I don't know if anyone noticed but this was quite deliberately done. CBS yanked all the later, poorer films out of rotation, as well as most of the heavily-laundered (and therefore, less entertaining) ones. For the last half-year, they ran only the primo stuff. An exec at the network actually said to me — and, I swear, this is a quote — "By the time ABC gets hold of this show, those kids are gonna be absolutely sick of What's Opera, Doc? and One Froggy Evening."

That's the first story. The second will probably be denied by anyone who was involved but, as reporters say, we stand by our story.

When ABC got the show, WB offered to make all new prints of the cartoons…to go back to the negatives and strike off, on tape, spanking-fresh copies of all those cartoons. This was so ABC wouldn't have to run videotapes that CBS had run dozens and dozens of time, to their eventual decay.

ABC said no. "Give us the CBS prints."

At the time, the Standards and Practices Department at ABC (read: censors) prided itself on having the strictest standards and practices in the business. This was probably true.

The folks there didn't want to do all the work to go back and cut all the stuff that CBS had slashed. They also didn't want to be caught leaving in anything that CBS had omitted. The second reason was probably more important than the first but the solution to both was to requisition the reels that CBS was going to discard. Then they made a point of chopping further. They removed bits that CBS had aired, ad nauseam, without reported damage to the youth of America.

Eventually, those tapes wore out, the political climate changed, "standards" were eased…and the personnel at ABC changed. New prints crept in and some punch lines returned.

The Bugs Bunny & Tweety Show is still on ABC on Saturdays, still doing well. Nevertheless, many assume it won't be there much longer. Disney now owns the network and can't be wild about paying cash to a competitor and promoting characters that vie with Donald and Mickey in the marketplace. The WB people would probably prefer to see the WB cartoons on the WB Network. They now seem to have the broadcast rates to everything else.

Remember those cartoons that were sold to A.A.P.? Well, Dick Tracy in his prime — or even Duck Twacy — would be hard-pressed to track custody of them through a flurry of sales and acquisitions. Eventually, M.G.M.-U.A. wound up with the early color films. Then Ted Turner wound up with M.G.M.-U.A. Then Ted Turner folded his empire into Time-Warner. Somehow, the Metromedia films came home, as well.
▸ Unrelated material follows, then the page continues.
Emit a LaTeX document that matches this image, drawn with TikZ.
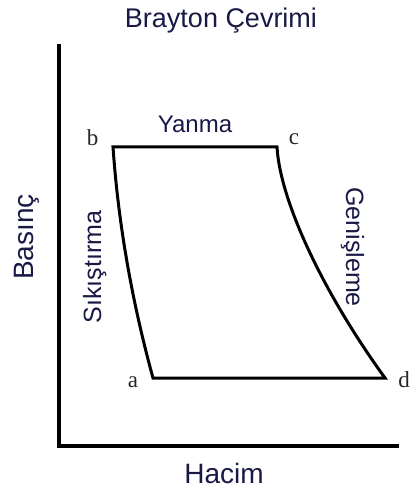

They really don't need to sell to anyone outside the building. They can put them on the WB Network and the Cartoon Network and on Turner Classic Movies and TNT and all the other outlets that Time-Warner owns. (I recently found out that my gardener has been acquired by Time-Warner. But that's okay because my cleaning lady is a division of The Walt Disney Company.)

So once they reclaim the ABC package, it'll all be under one roof. Eventually, you'll be able to turn on those Time-Warner channels and see every last Looney Tune, every Merrie Melodie, right?

Maybe not. The programmers are still, like most TV programmers, timid about old, black-and-white film.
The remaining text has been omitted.